• [Task description] Write the data out again, character for character, with no images.

• [Provided material]
● ● ● ● ●
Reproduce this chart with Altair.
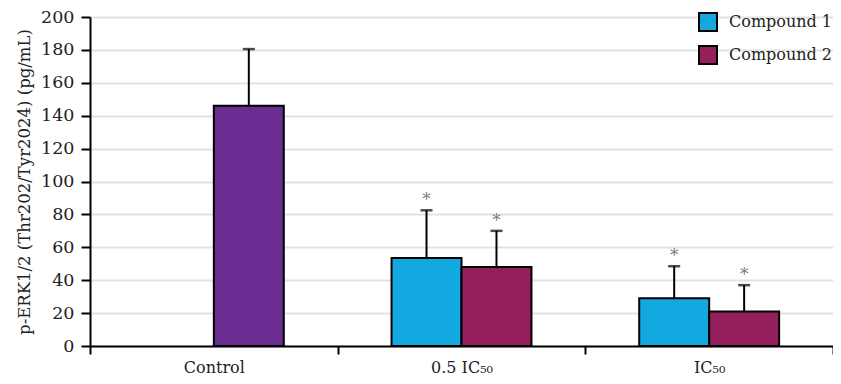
import altair as alt
import pandas as pd

categories = ["Control", "0.5 IC₅₀", "0.5 IC₅₀", "IC₅₀", "IC₅₀"]
slots = ["Compound 2", "Compound 1", "Compound 2", "Compound 1", "Compound 2"]
series = ["Control", "Compound 1", "Compound 2", "Compound 1", "Compound 2"]
means = [146, 53.5, 48, 29, 21]
upper = [180.5, 82.5, 70, 48.5, 37]
stars = ["", "*", "*", "*", "*"]

group_order = ["Control", "0.5 IC₅₀", "IC₅₀"]
slot_order = ["Compound 1", "Compound 2"]
color_domain = ["Compound 1", "Compound 2", "Control"]
color_range = ["#14a8e0", "#951f5c", "#6a2c90"]
y_ticks = [0, 20, 40, 60, 80, 100, 120, 140, 160, 180, 200]

df = pd.DataFrame({
    "category": categories,
    "slot": slots,
    "series": series,
    "mean": means,
    "upper": upper,
    "star": stars,
})

FONT = "DejaVu Serif"

x_enc = alt.X(
    "category:N",
    sort=group_order,
    scale=alt.Scale(domain=group_order, paddingInner=0, paddingOuter=0),
    axis=alt.Axis(
        title=None, labelAngle=0, tickBand="extent", tickSize=8, tickWidth=2,
        tickColor="black", domainColor="black", domainWidth=2,
        labelFont=FONT, labelFontSize=16, labelColor="#222222", labelPadding=5,
        grid=False,
    ),
)
xo_enc = alt.XOffset(
    "slot:N", sort=slot_order,
    scale=alt.Scale(domain=slot_order, paddingInner=0, paddingOuter=0.77),
)

y_scale = alt.Scale(domain=[0, 200], nice=False)
y_axis = alt.Axis(
    title="p-ERK1/2 (Thr202/Tyr2024) (pg/mL)",
    values=y_ticks, labelOverlap=False,
    tickSize=9, tickWidth=2, tickColor="black",
    domainColor="black", domainWidth=2,
    gridColor="#e2e2e2", gridWidth=2,
    labelFont=FONT, labelFontSize=17.5, labelColor="#222222", labelPadding=7,
    titleFont=FONT, titleFontSize=16.5, titleFontWeight="normal",
    titleColor="#222222", titlePadding=8,
)

bars = alt.Chart(df).mark_bar(stroke="black", strokeWidth=2).encode(
    x=x_enc,
    xOffset=xo_enc,
    y=alt.Y("mean:Q", scale=y_scale, axis=y_axis),
    color=alt.Color(
        "series:N",
        scale=alt.Scale(domain=color_domain, range=color_range),
        legend=alt.Legend(
            values=["Compound 1", "Compound 2"], title=None,
            orient="none", legendX=608, legendY=-5,
            symbolType="square", symbolSize=324,
            symbolStrokeColor="black", symbolStrokeWidth=2,
            labelFont=FONT, labelFontSize=16, labelColor="#222222",
            labelOffset=11, rowPadding=7,
        ),
    ),
)

err = alt.Chart(df).mark_rule(color="black", strokeWidth=2).encode(
    x=x_enc, xOffset=xo_enc,
    y=alt.Y("mean:Q", scale=y_scale, axis=y_axis),
    y2="upper:Q",
)

caps = alt.Chart(df).mark_tick(color="black", thickness=2.5, size=12, orient="horizontal").encode(
    x=x_enc, xOffset=xo_enc,
    y=alt.Y("upper:Q", scale=y_scale, axis=y_axis),
)

star_text = alt.Chart(df).mark_text(
    font=FONT, fontSize=17, color="#7a7a7a", baseline="middle", dy=-10
).encode(
    x=x_enc, xOffset=xo_enc,
    y=alt.Y("upper:Q", scale=y_scale, axis=y_axis),
    text="star:N",
)

chart = alt.layer(bars, err, caps, star_text).properties(
    width=743, height=329,
    autosize=alt.AutoSizeParams(type="none"),
    padding={"left": 82, "top": 9, "right": 0, "bottom": 30},
).configure_view(stroke=None).configure(background="white")

chart.save("out.html", embed_options={"renderer": "svg", "actions": False})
● ● ● ● ●
• [Solution]
Reproduce this chart with Altair.
import altair as alt
import pandas as pd

categories = ["Control", "0.5 IC₅₀", "0.5 IC₅₀", "IC₅₀", "IC₅₀"]
slots = ["Compound 2", "Compound 1", "Compound 2", "Compound 1", "Compound 2"]
series = ["Control", "Compound 1", "Compound 2", "Compound 1", "Compound 2"]
means = [146, 53.5, 48, 29, 21]
upper = [180.5, 82.5, 70, 48.5, 37]
stars = ["", "*", "*", "*", "*"]

group_order = ["Control", "0.5 IC₅₀", "IC₅₀"]
slot_order = ["Compound 1", "Compound 2"]
color_domain = ["Compound 1", "Compound 2", "Control"]
color_range = ["#14a8e0", "#951f5c", "#6a2c90"]
y_ticks = [0, 20, 40, 60, 80, 100, 120, 140, 160, 180, 200]

df = pd.DataFrame({
    "category": categories,
    "slot": slots,
    "series": series,
    "mean": means,
    "upper": upper,
    "star": stars,
})

FONT = "DejaVu Serif"

x_enc = alt.X(
    "category:N",
    sort=group_order,
    scale=alt.Scale(domain=group_order, paddingInner=0, paddingOuter=0),
    axis=alt.Axis(
        title=None, labelAngle=0, tickBand="extent", tickSize=8, tickWidth=2,
        tickColor="black", domainColor="black", domainWidth=2,
        labelFont=FONT, labelFontSize=16, labelColor="#222222", labelPadding=5,
        grid=False,
    ),
)
xo_enc = alt.XOffset(
    "slot:N", sort=slot_order,
    scale=alt.Scale(domain=slot_order, paddingInner=0, paddingOuter=0.77),
)

y_scale = alt.Scale(domain=[0, 200], nice=False)
y_axis = alt.Axis(
    title="p-ERK1/2 (Thr202/Tyr2024) (pg/mL)",
    values=y_ticks, labelOverlap=False,
    tickSize=9, tickWidth=2, tickColor="black",
    domainColor="black", domainWidth=2,
    gridColor="#e2e2e2", gridWidth=2,
    labelFont=FONT, labelFontSize=17.5, labelColor="#222222", labelPadding=7,
    titleFont=FONT, titleFontSize=16.5, titleFontWeight="normal",
    titleColor="#222222", titlePadding=8,
)

bars = alt.Chart(df).mark_bar(stroke="black", strokeWidth=2).encode(
    x=x_enc,
    xOffset=xo_enc,
    y=alt.Y("mean:Q", scale=y_scale, axis=y_axis),
    color=alt.Color(
        "series:N",
        scale=alt.Scale(domain=color_domain, range=color_range),
        legend=alt.Legend(
            values=["Compound 1", "Compound 2"], title=None,
            orient="none", legendX=608, legendY=-5,
            symbolType="square", symbolSize=324,
            symbolStrokeColor="black", symbolStrokeWidth=2,
            labelFont=FONT, labelFontSize=16, labelColor="#222222",
            labelOffset=11, rowPadding=7,
        ),
    ),
)

err = alt.Chart(df).mark_rule(color="black", strokeWidth=2).encode(
    x=x_enc, xOffset=xo_enc,
    y=alt.Y("mean:Q", scale=y_scale, axis=y_axis),
    y2="upper:Q",
)

caps = alt.Chart(df).mark_tick(color="black", thickness=2.5, size=12, orient="horizontal").encode(
    x=x_enc, xOffset=xo_enc,
    y=alt.Y("upper:Q", scale=y_scale, axis=y_axis),
)

star_text = alt.Chart(df).mark_text(
    font=FONT, fontSize=17, color="#7a7a7a", baseline="middle", dy=-10
).encode(
    x=x_enc, xOffset=xo_enc,
    y=alt.Y("upper:Q", scale=y_scale, axis=y_axis),
    text="star:N",
)

chart = alt.layer(bars, err, caps, star_text).properties(
    width=743, height=329,
    autosize=alt.AutoSizeParams(type="none"),
    padding={"left": 82, "top": 9, "right": 0, "bottom": 30},
).configure_view(stroke=None).configure(background="white")

chart.save("out.html", embed_options={"renderer": "svg", "actions": False})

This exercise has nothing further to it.